At Driv-Lok, Ruetz will be switching half of the 90 users to a graphical user interface (GUI) for the first time. The company had been managing just fine with green screens but now has a business need to upgrade the interface. "We wouldn't do this just to have a good-looking screen," Ruetz said. It is worthwhile because of the functionality -- such as the ability of users to create for themselves custom "browses" that hide unused fields and screens, helping them focus better on their work.

Step 2: Rely on ERP vendors and user groups to gauge project costs.

Software vendors or user groups should be able to provide an idea of how much the upgrade will cost, depending on company size and the scope of the project. As for cost justification, it is often less than precise.

"Your ERP is a big, expensive asset," Shepherd said. "It's like the roof on the building. You can't afford to let it deteriorate."

If management is pushing for a harder ROI analysis, decision makers should include risk as an element of the equation (i.e., the risk of running the business on a software product that is no longer supported, as well as the risk of not having the functionality to remain competitive). In a functional upgrade, users in the affected area should be consulted in order to get an idea of how much they value the capability. If they don't, then don't go ahead. Wait to implement the latest version of the software until the business need is clearly established.

Step 3: Create a formal ERP upgrade project plan and team.

Midsized companies often skip this step, but that is a mistake, according to Shepherd, because things will get overlooked. Manufacturers undertaking an upgrade are much better off creating a plan with an outline of specific tasks. That includes such things as data conversion, database loading, identifying needed testing, creating the test scripts, creating a test system, getting users to do the testing and, eventually, performing the cutover activities. The upgrade plan should also include a timeline and the resources required to accomplish each milestone. Be sure to list all the team members, including those whose involvement is limited.
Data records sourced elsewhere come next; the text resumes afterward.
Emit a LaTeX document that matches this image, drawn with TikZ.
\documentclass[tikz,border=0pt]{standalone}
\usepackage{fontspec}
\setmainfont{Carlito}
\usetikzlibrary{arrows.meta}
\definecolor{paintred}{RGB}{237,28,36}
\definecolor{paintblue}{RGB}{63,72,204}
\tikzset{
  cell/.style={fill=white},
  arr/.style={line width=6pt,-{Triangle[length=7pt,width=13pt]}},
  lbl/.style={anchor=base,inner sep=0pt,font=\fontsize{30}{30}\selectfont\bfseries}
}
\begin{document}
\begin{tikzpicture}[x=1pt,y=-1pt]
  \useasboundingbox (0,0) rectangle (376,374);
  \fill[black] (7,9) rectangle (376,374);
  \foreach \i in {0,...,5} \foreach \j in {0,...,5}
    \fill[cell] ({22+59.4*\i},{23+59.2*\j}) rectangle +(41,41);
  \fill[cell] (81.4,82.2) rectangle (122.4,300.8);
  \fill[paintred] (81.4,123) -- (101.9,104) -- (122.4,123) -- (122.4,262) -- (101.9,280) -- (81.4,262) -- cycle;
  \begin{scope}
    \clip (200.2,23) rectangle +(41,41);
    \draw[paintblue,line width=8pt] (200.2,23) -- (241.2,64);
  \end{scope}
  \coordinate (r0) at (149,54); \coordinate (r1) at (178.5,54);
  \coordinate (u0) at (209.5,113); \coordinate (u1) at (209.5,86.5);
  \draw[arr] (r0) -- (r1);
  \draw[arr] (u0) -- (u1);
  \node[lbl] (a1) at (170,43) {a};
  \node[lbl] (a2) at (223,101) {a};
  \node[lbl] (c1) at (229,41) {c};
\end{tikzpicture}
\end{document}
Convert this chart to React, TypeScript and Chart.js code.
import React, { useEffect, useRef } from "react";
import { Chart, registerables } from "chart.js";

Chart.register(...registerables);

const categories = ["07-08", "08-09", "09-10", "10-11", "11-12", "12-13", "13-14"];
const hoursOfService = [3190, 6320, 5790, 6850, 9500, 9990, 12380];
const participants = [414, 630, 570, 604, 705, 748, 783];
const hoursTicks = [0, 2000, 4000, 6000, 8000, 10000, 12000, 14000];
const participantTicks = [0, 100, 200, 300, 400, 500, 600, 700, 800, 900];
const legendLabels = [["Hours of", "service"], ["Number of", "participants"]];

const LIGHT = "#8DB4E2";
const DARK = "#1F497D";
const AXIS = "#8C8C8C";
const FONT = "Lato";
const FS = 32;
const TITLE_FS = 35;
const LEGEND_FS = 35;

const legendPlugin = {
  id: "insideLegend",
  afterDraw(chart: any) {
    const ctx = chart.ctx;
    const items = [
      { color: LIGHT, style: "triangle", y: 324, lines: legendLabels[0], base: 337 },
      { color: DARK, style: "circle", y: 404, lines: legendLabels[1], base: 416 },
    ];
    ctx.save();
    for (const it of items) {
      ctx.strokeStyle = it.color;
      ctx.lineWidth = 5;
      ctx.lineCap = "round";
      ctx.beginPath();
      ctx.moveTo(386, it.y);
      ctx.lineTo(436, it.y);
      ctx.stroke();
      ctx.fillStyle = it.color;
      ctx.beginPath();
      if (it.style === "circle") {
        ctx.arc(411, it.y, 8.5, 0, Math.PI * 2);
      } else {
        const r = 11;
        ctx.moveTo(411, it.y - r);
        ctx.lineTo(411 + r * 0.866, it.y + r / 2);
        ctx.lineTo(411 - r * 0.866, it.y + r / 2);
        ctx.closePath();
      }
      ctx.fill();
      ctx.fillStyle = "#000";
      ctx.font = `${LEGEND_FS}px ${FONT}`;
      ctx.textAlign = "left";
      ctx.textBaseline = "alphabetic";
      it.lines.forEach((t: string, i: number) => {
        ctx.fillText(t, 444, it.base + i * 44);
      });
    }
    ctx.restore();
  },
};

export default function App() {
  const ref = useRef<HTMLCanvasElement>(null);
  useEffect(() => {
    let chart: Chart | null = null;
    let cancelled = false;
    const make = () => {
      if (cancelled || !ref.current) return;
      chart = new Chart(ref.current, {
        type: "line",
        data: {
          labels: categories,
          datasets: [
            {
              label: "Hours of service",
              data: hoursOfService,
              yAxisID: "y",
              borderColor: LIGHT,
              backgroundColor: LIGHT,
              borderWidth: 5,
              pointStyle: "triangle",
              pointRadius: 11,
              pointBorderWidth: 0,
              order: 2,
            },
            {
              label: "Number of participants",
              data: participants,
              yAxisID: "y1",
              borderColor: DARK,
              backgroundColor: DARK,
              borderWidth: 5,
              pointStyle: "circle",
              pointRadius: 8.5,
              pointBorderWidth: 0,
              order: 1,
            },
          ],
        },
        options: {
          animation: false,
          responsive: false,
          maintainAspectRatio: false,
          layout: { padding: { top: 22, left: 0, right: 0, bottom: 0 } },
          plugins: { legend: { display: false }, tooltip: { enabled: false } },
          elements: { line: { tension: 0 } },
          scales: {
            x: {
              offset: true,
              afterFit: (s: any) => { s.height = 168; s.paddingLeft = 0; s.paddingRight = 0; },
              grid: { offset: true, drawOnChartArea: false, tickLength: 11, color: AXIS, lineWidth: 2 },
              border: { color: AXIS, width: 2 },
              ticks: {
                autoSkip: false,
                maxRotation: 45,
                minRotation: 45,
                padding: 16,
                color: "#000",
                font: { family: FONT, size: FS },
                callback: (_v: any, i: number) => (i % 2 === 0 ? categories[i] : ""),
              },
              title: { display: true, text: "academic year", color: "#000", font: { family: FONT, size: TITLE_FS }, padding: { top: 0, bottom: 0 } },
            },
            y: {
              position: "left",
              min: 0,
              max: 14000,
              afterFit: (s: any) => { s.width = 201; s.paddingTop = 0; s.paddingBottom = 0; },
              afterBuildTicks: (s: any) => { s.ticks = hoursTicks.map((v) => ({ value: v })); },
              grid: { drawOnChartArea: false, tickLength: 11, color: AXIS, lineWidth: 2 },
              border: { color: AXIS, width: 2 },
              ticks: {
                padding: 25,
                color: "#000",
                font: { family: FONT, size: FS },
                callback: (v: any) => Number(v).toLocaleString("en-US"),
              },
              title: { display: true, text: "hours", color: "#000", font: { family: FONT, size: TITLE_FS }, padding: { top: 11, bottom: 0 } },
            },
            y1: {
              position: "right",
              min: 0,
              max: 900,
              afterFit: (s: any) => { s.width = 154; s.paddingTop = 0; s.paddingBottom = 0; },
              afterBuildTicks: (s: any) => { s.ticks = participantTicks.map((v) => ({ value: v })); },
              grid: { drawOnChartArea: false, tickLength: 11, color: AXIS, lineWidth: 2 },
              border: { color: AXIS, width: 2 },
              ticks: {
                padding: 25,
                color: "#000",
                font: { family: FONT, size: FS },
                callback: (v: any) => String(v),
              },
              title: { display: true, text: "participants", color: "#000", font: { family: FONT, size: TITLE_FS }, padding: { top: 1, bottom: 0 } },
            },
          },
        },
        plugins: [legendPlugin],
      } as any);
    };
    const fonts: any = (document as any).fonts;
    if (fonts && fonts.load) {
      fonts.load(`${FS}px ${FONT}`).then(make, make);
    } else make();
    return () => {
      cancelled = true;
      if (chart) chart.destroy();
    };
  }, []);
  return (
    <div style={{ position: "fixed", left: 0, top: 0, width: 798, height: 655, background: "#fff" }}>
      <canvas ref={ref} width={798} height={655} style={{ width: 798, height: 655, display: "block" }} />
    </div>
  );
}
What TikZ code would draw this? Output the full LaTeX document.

"They don't have to be on this full-time, but you need to know who will be involved in the project," Shepherd said.

At a high level, the project plan lays out all the discrete activities involved in an upgrade. Changes will occur, but keeping the upgrade as close as possible to your timeline is key.

"You can't be casual about the timing," Shepherd said, "or you may miss your window."

Step 4: If a system has heavy modifications or customizations, increase the ERP upgrade costs and time windows proportionally.

"If there are a lot of modifications in the existing system, dealing with those adds a tremendous amount of time to the upgrade," Shepherd said, because they will require a lot of recoding and testing. Review your project plan and ensure that you have accounted for this complication.

Driv-Lok has been steadily decreasing the amount of ERP customization over the years. When Ruetz came onboard in 1998, it was common practice to have 200 or more screens custom-programmed to suit individual users' needs. Over the past decade, Driv-Lok has been able to winnow that down to about 50 screens, and that number continues to drop. "Our users spend a lot of time in the test environment, interacting with the new system to see how they are going to do their job," Ruetz said. "We have a lot of reports that we used to do custom, but now many of them are there in the new version. That saves me from having to customize something."

Perhaps the best advice that Ruetz offers is this: Don't put off your upgrade if there is major new business functionality that can make a difference to the company. "If you stand still, you become outdated," he said. "The benefits far outweigh the disadvantages of not upgrading."